Plaintiff also alleges that he has been discriminated against in violation of his Equal Protection rights under the Fourteenth Amendment. (See Compl. at 6.) The "Equal Protection Clause of the Fourteenth Amendment commands that no State shall 'deny to any person within its jurisdiction the equal protection of the laws,' which is essentially a direction that all persons similarly situated should be treated alike." City of Cleburne v. Cleburne Living Center, Inc. 473 U.S. 432, 439 (1985). In order to state a claim under § 1983 alleging violations of the equal protection clause of the Fourteenth Amendment, Plaintiff must allege facts which demonstrate that he is a member of a protected class. See Harris v. McRae, 448 U.S. 297, 323 (1980) (indigents); see also City of Cleburne v. Cleburne Living Ctr., 473 U.S. 432, 440-41 (1985) (listing suspect classes). In this matter, Plaintiff has neither sufficiently plead that he is a member of a suspect class nor has he plead adequate facts to demonstrate that Defendants acted with an intent or purpose to discriminate against him based upon his membership in a protected class. See Barren v. Harrington, 152 F.3d 1193, 1194 (9th Cir. 1998), cert. denied, 525 U.S. 1154 (1999).

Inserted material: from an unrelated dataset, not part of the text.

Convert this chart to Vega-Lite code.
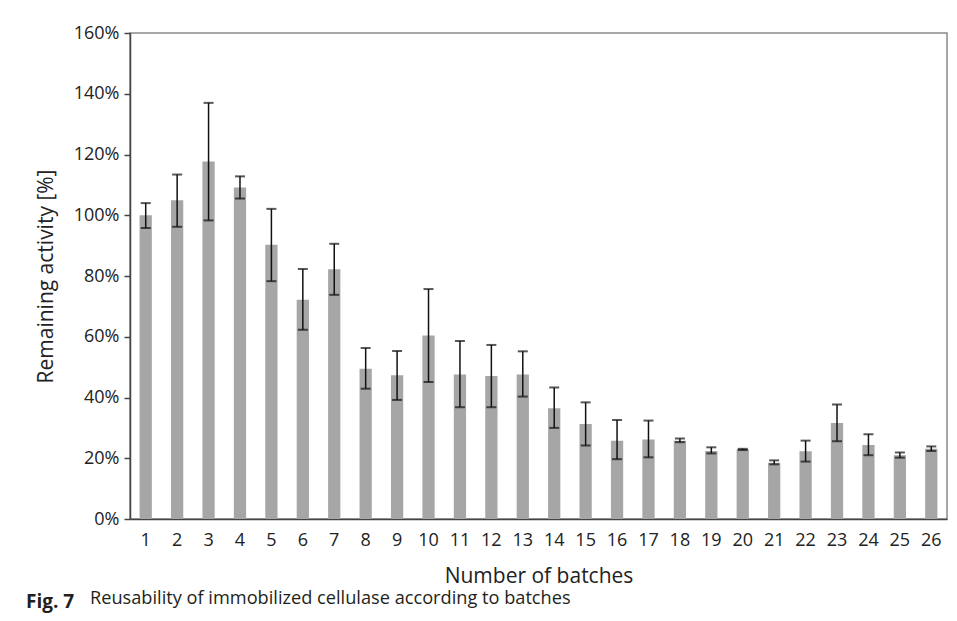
{
  "$schema": "https://vega.github.io/schema/vega-lite/v6.json",
  "autosize": {"type": "pad"},
  "padding": {"left": 25, "top": 23, "right": 5, "bottom": 5},
  "background": "white",
  "config": {
    "font": "Open Sans",
    "view": {"stroke": "#8a8a8a", "strokeWidth": 1.5}
  },
  "title": {
    "text": "Reusability of immobilized cellulase according to batches",
    "orient": "bottom",
    "anchor": "start",
    "frame": "group",
    "dx": -40,
    "offset": -23,
    "font": "Open Sans",
    "fontSize": 18.2,
    "fontWeight": "normal",
    "color": "#231f20"
  },
  "vconcat": [
    {
      "width": 817,
      "height": 486,
      "title": {
        "text": "Fig. 7",
        "orient": "bottom",
        "anchor": "start",
        "frame": "group",
        "dx": -104,
        "offset": 7,
        "font": "Open Sans",
        "fontSize": 19,
        "fontWeight": "bold",
        "color": "#231f20"
      },
      "data": {
        "values": [
          {"batch": 1, "value": 100.0, "lo": 95.8, "hi": 104.0},
          {"batch": 2, "value": 104.9, "lo": 96.2, "hi": 113.4},
          {"batch": 3, "value": 117.7, "lo": 98.3, "hi": 137.0},
          {"batch": 4, "value": 109.1, "lo": 105.5, "hi": 112.8},
          {"batch": 5, "value": 90.3, "lo": 78.3, "hi": 102.1},
          {"batch": 6, "value": 72.2, "lo": 62.3, "hi": 82.3},
          {"batch": 7, "value": 82.2, "lo": 73.8, "hi": 90.6},
          {"batch": 8, "value": 49.5, "lo": 42.9, "hi": 56.3},
          {"batch": 9, "value": 47.3, "lo": 39.2, "hi": 55.3},
          {"batch": 10, "value": 60.4, "lo": 45.1, "hi": 75.7},
          {"batch": 11, "value": 47.6, "lo": 36.8, "hi": 58.6},
          {"batch": 12, "value": 47.1, "lo": 36.8, "hi": 57.3},
          {"batch": 13, "value": 47.6, "lo": 40.3, "hi": 55.2},
          {"batch": 14, "value": 36.5, "lo": 30.0, "hi": 43.3},
          {"batch": 15, "value": 31.3, "lo": 24.2, "hi": 38.4},
          {"batch": 16, "value": 25.8, "lo": 19.7, "hi": 32.6},
          {"batch": 17, "value": 26.2, "lo": 20.3, "hi": 32.4},
          {"batch": 18, "value": 25.8, "lo": 25.3, "hi": 26.5},
          {"batch": 19, "value": 22.4, "lo": 21.6, "hi": 23.6},
          {"batch": 20, "value": 22.9, "lo": 22.7, "hi": 23.1},
          {"batch": 21, "value": 18.5, "lo": 18.0, "hi": 19.3},
          {"batch": 22, "value": 22.3, "lo": 18.9, "hi": 25.8},
          {"batch": 23, "value": 31.6, "lo": 25.6, "hi": 37.7},
          {"batch": 24, "value": 24.4, "lo": 21.0, "hi": 27.9},
          {"batch": 25, "value": 21.0, "lo": 20.2, "hi": 21.9},
          {"batch": 26, "value": 23.1, "lo": 22.4, "hi": 23.9}
        ]
      },
      "encoding": {
        "x": {
          "field": "batch",
          "type": "ordinal",
          "sort": "ascending",
          "scale": {"paddingInner": 0.61, "paddingOuter": 0.305},
          "axis": {
            "title": "Number of batches",
            "titleFont": "Open Sans",
            "titleFontSize": 21,
            "titleFontWeight": "normal",
            "titleColor": "#222222",
            "titlePadding": 16,
            "labelFont": "Open Sans",
            "labelFontSize": 18,
            "labelColor": "#222222",
            "labelAngle": 0,
            "labelPadding": 12,
            "ticks": false,
            "domainColor": "#444444",
            "domainWidth": 1.5
          }
        }
      },
      "layer": [
        {
          "mark": {"type": "bar", "color": "#a6a6a6"},
          "encoding": {
            "y": {
              "field": "value",
              "type": "quantitative",
              "scale": {"domain": [0, 160], "nice": false},
              "axis": {
                "title": "Remaining activity [%]",
                "titleFont": "Open Sans",
                "titleFontSize": 21,
                "titleFontWeight": "normal",
                "titleColor": "#222222",
                "titlePadding": 17,
                "values": [0, 20, 40, 60, 80, 100, 120, 140, 160],
                "labelExpr": "datum.value + '%'",
                "labelFont": "Open Sans",
                "labelFontSize": 18,
                "labelColor": "#222222",
                "labelPadding": 5,
                "tickSize": 6,
                "tickColor": "#444444",
                "tickWidth": 1.5,
                "domainColor": "#444444",
                "domainWidth": 1.5,
                "grid": false
              }
            }
          }
        },
        {
          "mark": {"type": "rule", "color": "#111111", "strokeWidth": 1.5},
          "encoding": {
            "y": {"field": "lo", "type": "quantitative"},
            "y2": {"field": "hi"}
          }
        },
        {
          "mark": {"type": "tick", "color": "#111111", "size": 10, "thickness": 2},
          "encoding": {
            "y": {"field": "lo", "type": "quantitative"}
          }
        },
        {
          "mark": {"type": "tick", "color": "#111111", "size": 10, "thickness": 2},
          "encoding": {
            "y": {"field": "hi", "type": "quantitative"}
          }
        }
      ]
    }
  ]
}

Thus, the Court finds that Plaintiff's allegations are insufficient to prove invidious discriminatory intent. Village of Arlington Heights v. Metropolitan Housing Development Corp., 429 U.S. 252, 265 (1977). Plaintiff's Fourteenth Amendment equal protection claims are dismissed for failing to state a claim upon which § 1983 relief can be granted.

Accordingly, the Court finds that Plaintiff's Complaint fails to state a section 1983 claim upon which relief may be granted , and is therefore subject to dismissal pursuant to 28 U.S.C. §§ 1915(e)(2)(b) & 1915A(b). The Court will provide Plaintiff with an opportunity to amend his pleading to cure the defects set forth above. Plaintiff is warned that if his amended complaint fails to address the deficiencies of pleading noted above, it may be dismissed with prejudice and without leave to amend.

III.

CONCLUSION AND ORDER

Good cause appearing therefor, IT IS HEREBY ORDERED that:

1. Plaintiff's Motion to proceed IFP pursuant to 28 U.S.C. § 1915(a) [ECF No. 2] is GRANTED.

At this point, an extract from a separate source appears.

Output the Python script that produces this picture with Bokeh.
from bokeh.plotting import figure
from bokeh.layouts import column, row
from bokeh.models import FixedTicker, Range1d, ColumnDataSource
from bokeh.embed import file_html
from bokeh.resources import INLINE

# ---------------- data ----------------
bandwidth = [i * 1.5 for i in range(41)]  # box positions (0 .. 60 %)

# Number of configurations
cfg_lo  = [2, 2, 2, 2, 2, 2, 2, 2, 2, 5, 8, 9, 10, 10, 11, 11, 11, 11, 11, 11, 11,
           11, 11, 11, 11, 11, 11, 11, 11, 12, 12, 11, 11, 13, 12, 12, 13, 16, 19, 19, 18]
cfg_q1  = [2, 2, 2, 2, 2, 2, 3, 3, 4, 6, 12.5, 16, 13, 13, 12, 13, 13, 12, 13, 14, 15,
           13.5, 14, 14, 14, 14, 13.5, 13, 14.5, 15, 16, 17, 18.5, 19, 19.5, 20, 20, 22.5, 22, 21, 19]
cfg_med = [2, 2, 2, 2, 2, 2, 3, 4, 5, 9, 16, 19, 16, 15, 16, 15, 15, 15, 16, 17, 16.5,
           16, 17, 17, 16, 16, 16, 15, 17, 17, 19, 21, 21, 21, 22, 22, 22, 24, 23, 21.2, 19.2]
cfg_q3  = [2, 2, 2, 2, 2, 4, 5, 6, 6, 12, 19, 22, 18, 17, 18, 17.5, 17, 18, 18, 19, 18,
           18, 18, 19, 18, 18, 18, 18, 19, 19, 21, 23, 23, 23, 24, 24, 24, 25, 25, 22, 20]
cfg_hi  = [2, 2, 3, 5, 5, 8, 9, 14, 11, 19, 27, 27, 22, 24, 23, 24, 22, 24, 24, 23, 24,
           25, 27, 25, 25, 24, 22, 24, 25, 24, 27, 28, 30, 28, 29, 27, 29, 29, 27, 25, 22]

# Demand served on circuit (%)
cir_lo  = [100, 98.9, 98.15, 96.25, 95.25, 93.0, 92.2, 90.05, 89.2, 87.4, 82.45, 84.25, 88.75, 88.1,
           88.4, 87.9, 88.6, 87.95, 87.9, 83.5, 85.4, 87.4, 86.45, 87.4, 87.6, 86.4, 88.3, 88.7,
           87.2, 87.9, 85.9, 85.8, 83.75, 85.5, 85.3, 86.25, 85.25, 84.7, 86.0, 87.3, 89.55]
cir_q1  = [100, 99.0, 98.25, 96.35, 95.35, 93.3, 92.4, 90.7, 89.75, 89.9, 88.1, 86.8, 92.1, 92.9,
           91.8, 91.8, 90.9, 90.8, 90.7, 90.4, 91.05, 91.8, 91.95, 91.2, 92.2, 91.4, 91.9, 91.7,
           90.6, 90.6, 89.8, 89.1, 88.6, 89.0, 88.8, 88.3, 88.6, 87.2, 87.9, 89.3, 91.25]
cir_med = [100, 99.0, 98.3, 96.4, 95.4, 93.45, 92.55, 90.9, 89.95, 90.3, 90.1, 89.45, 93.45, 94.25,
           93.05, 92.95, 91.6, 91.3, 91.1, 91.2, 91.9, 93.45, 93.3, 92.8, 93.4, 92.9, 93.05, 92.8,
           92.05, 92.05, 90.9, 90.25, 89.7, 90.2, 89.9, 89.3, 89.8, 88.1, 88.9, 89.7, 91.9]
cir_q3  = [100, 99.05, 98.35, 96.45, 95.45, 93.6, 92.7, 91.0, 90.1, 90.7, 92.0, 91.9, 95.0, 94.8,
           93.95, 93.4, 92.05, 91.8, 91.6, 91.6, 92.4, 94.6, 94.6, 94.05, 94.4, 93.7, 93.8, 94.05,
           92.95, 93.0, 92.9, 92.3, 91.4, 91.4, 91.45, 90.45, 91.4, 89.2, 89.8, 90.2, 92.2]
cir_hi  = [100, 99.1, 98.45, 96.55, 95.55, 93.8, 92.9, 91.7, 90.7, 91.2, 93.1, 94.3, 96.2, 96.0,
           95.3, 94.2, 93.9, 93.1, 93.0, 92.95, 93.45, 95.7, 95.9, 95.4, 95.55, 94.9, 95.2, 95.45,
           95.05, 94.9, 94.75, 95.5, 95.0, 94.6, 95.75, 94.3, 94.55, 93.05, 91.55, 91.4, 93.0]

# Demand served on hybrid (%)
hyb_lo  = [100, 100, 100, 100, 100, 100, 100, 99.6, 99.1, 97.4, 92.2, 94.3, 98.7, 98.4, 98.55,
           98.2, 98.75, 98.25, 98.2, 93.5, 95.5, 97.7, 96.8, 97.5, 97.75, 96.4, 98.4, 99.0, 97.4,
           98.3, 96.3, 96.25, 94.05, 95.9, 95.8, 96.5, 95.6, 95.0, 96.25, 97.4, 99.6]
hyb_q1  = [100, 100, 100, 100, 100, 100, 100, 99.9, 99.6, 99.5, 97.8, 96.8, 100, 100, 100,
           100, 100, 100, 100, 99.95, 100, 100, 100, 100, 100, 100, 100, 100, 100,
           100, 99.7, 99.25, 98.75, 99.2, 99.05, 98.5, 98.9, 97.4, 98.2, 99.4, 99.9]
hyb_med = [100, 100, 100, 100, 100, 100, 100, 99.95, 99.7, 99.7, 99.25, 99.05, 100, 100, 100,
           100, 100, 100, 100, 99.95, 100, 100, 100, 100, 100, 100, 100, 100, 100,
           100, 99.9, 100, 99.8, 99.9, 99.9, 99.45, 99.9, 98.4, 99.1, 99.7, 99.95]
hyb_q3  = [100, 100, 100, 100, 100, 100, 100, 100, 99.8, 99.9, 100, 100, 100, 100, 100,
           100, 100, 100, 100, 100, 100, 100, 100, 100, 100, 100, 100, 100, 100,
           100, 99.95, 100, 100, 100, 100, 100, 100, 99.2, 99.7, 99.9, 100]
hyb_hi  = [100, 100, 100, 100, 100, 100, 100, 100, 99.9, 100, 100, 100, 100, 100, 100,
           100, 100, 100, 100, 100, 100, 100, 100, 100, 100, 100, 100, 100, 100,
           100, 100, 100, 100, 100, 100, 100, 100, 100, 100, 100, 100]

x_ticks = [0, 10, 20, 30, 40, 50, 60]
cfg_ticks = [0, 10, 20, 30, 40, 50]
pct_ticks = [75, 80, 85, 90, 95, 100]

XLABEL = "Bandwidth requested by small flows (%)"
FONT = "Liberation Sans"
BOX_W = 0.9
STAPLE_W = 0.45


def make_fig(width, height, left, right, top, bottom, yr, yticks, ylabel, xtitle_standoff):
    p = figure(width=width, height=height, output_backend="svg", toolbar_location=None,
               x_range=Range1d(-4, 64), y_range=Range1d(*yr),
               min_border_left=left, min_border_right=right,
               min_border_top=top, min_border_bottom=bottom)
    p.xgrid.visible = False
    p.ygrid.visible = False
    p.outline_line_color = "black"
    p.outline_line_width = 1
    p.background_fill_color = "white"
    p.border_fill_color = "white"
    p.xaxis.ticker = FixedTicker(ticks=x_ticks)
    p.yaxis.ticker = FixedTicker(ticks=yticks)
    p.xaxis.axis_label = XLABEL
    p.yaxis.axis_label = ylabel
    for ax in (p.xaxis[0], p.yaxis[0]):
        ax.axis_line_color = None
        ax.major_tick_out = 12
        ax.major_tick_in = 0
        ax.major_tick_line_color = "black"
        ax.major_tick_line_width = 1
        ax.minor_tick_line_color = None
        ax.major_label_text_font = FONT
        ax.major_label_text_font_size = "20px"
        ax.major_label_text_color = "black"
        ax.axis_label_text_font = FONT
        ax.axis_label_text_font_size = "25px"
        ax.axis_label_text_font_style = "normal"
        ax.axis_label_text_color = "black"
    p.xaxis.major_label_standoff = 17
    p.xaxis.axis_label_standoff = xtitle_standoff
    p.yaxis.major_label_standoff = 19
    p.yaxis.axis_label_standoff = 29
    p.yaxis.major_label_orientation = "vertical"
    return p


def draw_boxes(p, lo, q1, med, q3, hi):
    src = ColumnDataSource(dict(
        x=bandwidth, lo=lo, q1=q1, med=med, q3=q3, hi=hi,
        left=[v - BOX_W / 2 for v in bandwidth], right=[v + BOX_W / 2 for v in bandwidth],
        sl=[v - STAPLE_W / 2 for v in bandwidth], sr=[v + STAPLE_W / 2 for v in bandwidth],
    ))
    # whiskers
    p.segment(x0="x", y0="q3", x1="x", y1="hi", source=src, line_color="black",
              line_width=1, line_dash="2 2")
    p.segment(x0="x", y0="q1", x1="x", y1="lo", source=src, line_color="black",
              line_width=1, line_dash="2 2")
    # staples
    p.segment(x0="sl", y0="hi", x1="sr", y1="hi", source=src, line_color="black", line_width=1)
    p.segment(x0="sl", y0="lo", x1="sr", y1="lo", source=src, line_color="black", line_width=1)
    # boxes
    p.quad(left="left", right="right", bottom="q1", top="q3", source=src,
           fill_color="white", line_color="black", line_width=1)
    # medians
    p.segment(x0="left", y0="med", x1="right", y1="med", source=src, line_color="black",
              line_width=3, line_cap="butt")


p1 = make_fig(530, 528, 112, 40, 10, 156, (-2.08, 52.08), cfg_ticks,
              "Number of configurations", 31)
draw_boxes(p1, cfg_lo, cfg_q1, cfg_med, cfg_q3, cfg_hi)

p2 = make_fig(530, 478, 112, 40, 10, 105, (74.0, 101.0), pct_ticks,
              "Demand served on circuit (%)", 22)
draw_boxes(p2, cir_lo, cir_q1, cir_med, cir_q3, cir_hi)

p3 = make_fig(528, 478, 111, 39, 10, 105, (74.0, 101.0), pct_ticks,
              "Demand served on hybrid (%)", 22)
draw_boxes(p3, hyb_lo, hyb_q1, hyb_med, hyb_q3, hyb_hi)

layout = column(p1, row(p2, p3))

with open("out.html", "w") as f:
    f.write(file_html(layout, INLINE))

2. The Secretary of California Department of Corrections and Rehabilitation, or his designee, shall collect from Plaintiff's prison trust account the $350 balance of the filing fee owed in this case by collecting monthly payments from the account in an amount equal to twenty percent (20%) of the preceding month's income and forward payments to the Clerk of the Court each time the amount in the account exceeds $10 in accordance with 28 U.S.C. § 1915(b)(2). ALL PAYMENTS SHALL BE CLEARLY IDENTIFIED BY THE NAME AND NUMBER ASSIGNED TO THIS ACTION.

3. The Clerk of the Court is directed to serve a copy of this Order on Matthew Cate, Secretary, California Department of Corrections and Rehabilitation, 1515 S Street, Suite 502, Sacramento, California 95814.

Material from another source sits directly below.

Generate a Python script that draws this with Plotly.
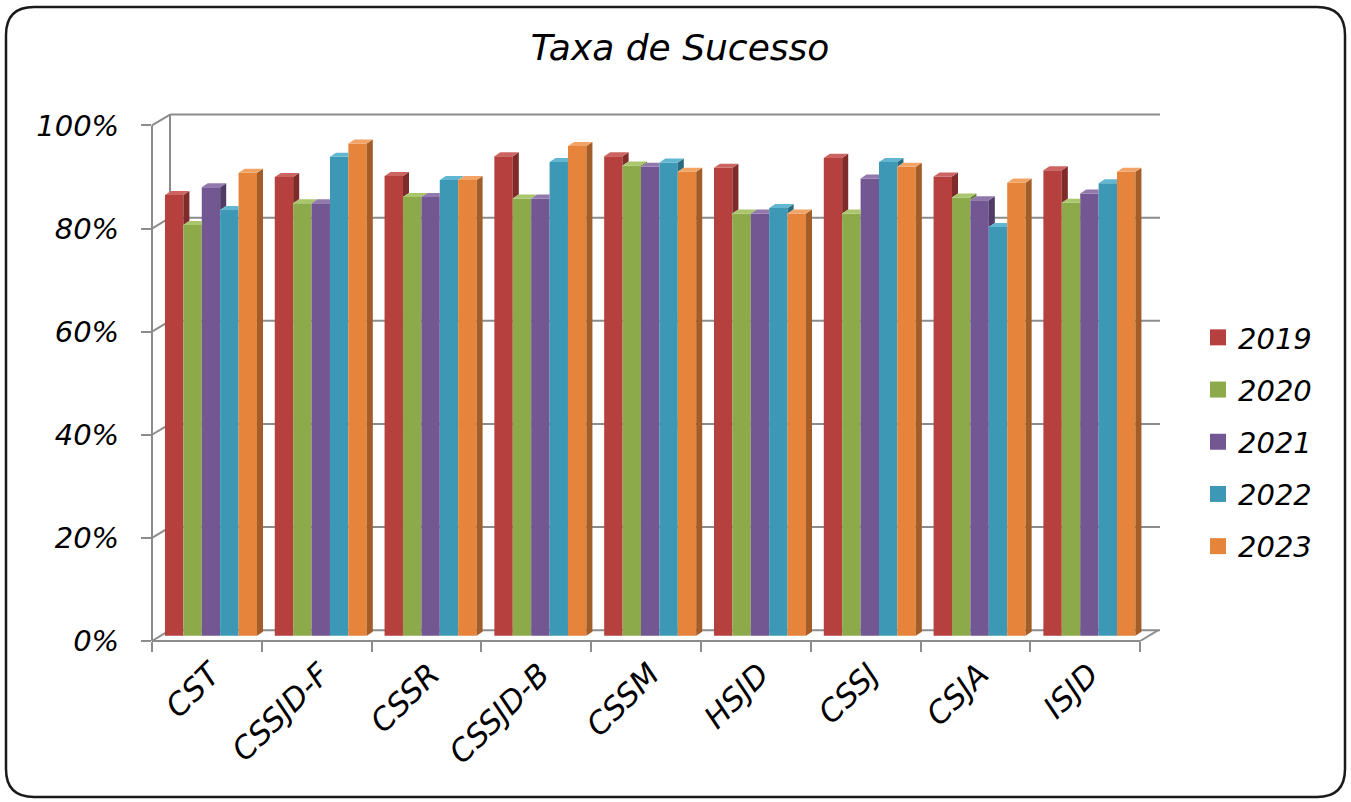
import plotly.graph_objects as go

# ---------------- data ----------------
categories = ["CST", "CSSJD-F", "CSSR", "CSSJD-B", "CSSM", "HSJD", "CSSJ", "CSJA", "ISJD"]
years = ["2019", "2020", "2021", "2022", "2023"]
v2019 = [85.5, 89.0, 89.2, 93.0, 93.0, 90.8, 92.7, 89.1, 90.3]
v2020 = [79.7, 83.9, 85.1, 84.8, 91.2, 81.9, 81.9, 85.0, 84.0]
v2021 = [87.0, 83.9, 85.1, 84.8, 91.0, 81.9, 88.7, 84.5, 85.8]
v2022 = [82.6, 92.9, 88.4, 91.9, 91.8, 83.0, 91.9, 79.3, 87.8]
v2023 = [89.8, 95.5, 88.4, 95.0, 90.0, 81.9, 91.0, 87.9, 90.0]
y_ticks = [0, 20, 40, 60, 80, 100]
y_tick_labels = ["0%", "20%", "40%", "60%", "80%", "100%"]

series = [v2019, v2020, v2021, v2022, v2023]
front_colors = ["#B5403E", "#8DAA4B", "#735793", "#3C98B4", "#E5843A"]
cap_colors = ["#CC6562", "#AAC56B", "#9179AE", "#62B7D0", "#F2A466"]
side_colors = ["#7E2B2A", "#617634", "#4F3C66", "#2A6B7F", "#A35D28"]

# ---------------- geometry (style) ----------------
X0, X1 = -0.5, 8.68
Y0, Y1 = -1.0, 101.6
W = 0.1676        # bar width (category units)
PAD = 0.118       # left padding inside a category
DX, DY = 0.055, 0.78   # bar depth projection
WX = 0.164        # back wall x offset
FRONT_DY, BACK_DY = -1.0, 1.1
FONT = "DejaVu Sans"
GRID = "#8C8C8C"

fig = go.Figure()

n = len(categories)
for i, (yr, vals) in enumerate(zip(years, series)):
    fig.add_trace(go.Bar(
        x=list(range(n)), y=vals, width=W, offset=-0.5 + PAD + i * W,
        marker=dict(color=front_colors[i], line=dict(width=0)),
        name=yr, showlegend=False, hovertemplate="%{y:.1f}%<extra>" + yr + "</extra>",
    ))

# 3D side faces and top caps, built from the values
for i, vals in enumerate(series):
    sx, sy, cx, cy = [], [], [], []
    for g, v in enumerate(vals):
        xl = g - 0.5 + PAD + i * W
        xr = xl + W
        vn = series[i + 1][g] if i < len(series) - 1 else None
        # side
        if vn is None:
            sx += [xr, xr, xr + DX, xr + DX, None]
            sy += [0, v, v + DY, DY, None]
        elif vn < v:
            sx += [xr, xr, xr + DX, xr + DX, None]
            sy += [vn, v, v + DY, vn + DY, None]
        # cap
        if vn is not None and vn > v + DY / 2:
            cx += [xl, xr, xr, xl + DX, None]
            cy += [v, v, v + DY, v + DY, None]
        else:
            cx += [xl, xr, xr + DX, xl + DX, None]
            cy += [v, v, v + DY, v + DY, None]
    fig.add_trace(go.Scatter(x=sx, y=sy, fill="toself", mode="lines", line=dict(width=0),
                             fillcolor=side_colors[i], showlegend=False, hoverinfo="skip"))
    fig.add_trace(go.Scatter(x=cx, y=cy, fill="toself", mode="lines", line=dict(width=0),
                             fillcolor=cap_colors[i], showlegend=False, hoverinfo="skip"))

# legend entries
for i, yr in enumerate(years):
    fig.add_trace(go.Scatter(x=[None], y=[None], mode="markers", name=yr, legendgroup=yr,
                             marker=dict(symbol="square", size=17, color=front_colors[i])))


def fx(x):
    return (x - X0) / (X1 - X0)


def fy(y):
    return (y - Y0) / (Y1 - Y0)


shapes = []


def seg(xa, ya, xb, yb):
    shapes.append(dict(type="line", xref="x domain", yref="y domain",
                       x0=fx(xa), y0=fy(ya), x1=fx(xb), y1=fy(yb),
                       line=dict(color=GRID, width=2), layer="below"))


for t in y_ticks:
    seg(X0 + WX, t + BACK_DY, X1, t + BACK_DY)                 # back wall gridline
    seg(X0, t + FRONT_DY, X0 + WX, t + BACK_DY)                # side wall diagonal
seg(X0, FRONT_DY, X0, 100 + FRONT_DY)                           # front vertical
seg(X0 + WX, BACK_DY, X0 + WX, 100 + BACK_DY)                   # back vertical
seg(X0, FRONT_DY, n - 0.5, FRONT_DY)                            # front floor
seg(n - 0.5, FRONT_DY, n - 0.5 + WX, BACK_DY)                   # floor right diagonal

# rounded outer border (paper px -> paper fraction)
ML, MR, MT, MB = 152, 191, 112, 161
PW, PH = 1351 - ML - MR, 802 - MT - MB


def px(x):
    return (x - ML) / PW


def py(y):
    return (802 - MB - y) / PH


L, R, T, B, r = 6, 1345, 7, 797, 28
path = (f"M {px(L + r)},{py(T)} L {px(R - r)},{py(T)} Q {px(R)},{py(T)} {px(R)},{py(T + r)} "
        f"L {px(R)},{py(B - r)} Q {px(R)},{py(B)} {px(R - r)},{py(B)} "
        f"L {px(L + r)},{py(B)} Q {px(L)},{py(B)} {px(L)},{py(B - r)} "
        f"L {px(L)},{py(T + r)} Q {px(L)},{py(T)} {px(L + r)},{py(T)} Z")
shapes.append(dict(type="path", xref="paper", yref="paper", path=path,
                   line=dict(color="#1a1a1a", width=2.5)))

fig.update_layout(
    width=1351, height=802,
    margin=dict(l=ML, r=MR, t=MT, b=MB),
    paper_bgcolor="white", plot_bgcolor="white",
    barmode="overlay",
    shapes=shapes,
    title=dict(text="Taxa de Sucesso", x=680 / 1351, xref="container", xanchor="center",
               y=1 - 47 / 802, yref="container", yanchor="middle",
               font=dict(family=FONT, size=36, color="black", style="italic")),
    xaxis=dict(range=[X0, X1], tickmode="array", tickvals=list(range(n)), ticktext=categories,
               tickangle=-45, ticks="", showgrid=False, zeroline=False, showline=False,
               ticklabelstandoff=8, ticklabelshift=4,
               tickfont=dict(family=FONT, size=31, color="black", style="italic"),
               minor=dict(tickmode="array", tickvals=[k - 0.5 for k in range(n + 1)],
                          ticks="outside", ticklen=10, tickwidth=2, tickcolor=GRID, showgrid=False),
               fixedrange=True),
    yaxis=dict(range=[Y0, Y1], tickmode="array", tickvals=[t + FRONT_DY for t in y_ticks],
               ticktext=y_tick_labels, ticks="outside", ticklen=10, tickwidth=2, tickcolor=GRID,
               showgrid=False, zeroline=False, showline=False, ticklabelstandoff=16,
               tickfont=dict(family=FONT, size=29, color="black", style="italic"),
               fixedrange=True),
    legend=dict(xref="container", yref="container", x=1198 / 1351, y=1 - 312 / 802,
                xanchor="left", yanchor="top", tracegroupgap=11.5,
                font=dict(family=FONT, size=29, color="black", style="italic"),
                bgcolor="rgba(0,0,0,0)"),
    showlegend=True,
)

fig.write_html("out.html", config={"displayModeBar": False},
               post_script="document.body.style.margin='0';")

IT IS FURTHER ORDERED that:

4. Plaintiff's Complaint is DISMISSED without prejudice pursuant to 28 U.S.C. §§ 1915(e)(2)(b) and 1915A(b). However, Plaintiff is GRANTED forty five (45) days leave from the date this Order is "Filed" in which to file a First Amended Complaint which cures all the deficiencies of pleading noted above. Plaintiff's Amended Complaint must be complete in itself without reference to the superseded pleading. See S.D. Cal. Civ. L. R. 15.1. Defendants not named and all claims not re-alleged in the Amended Complaint will be deemed to have been waived. See King v. Atiyeh, 814 F.2d 565, 567 (9th Cir. 1987)

5. The Clerk of Court is directed to mail a form § 1983 complaint to Plaintiff. IT IS SO ORDERED.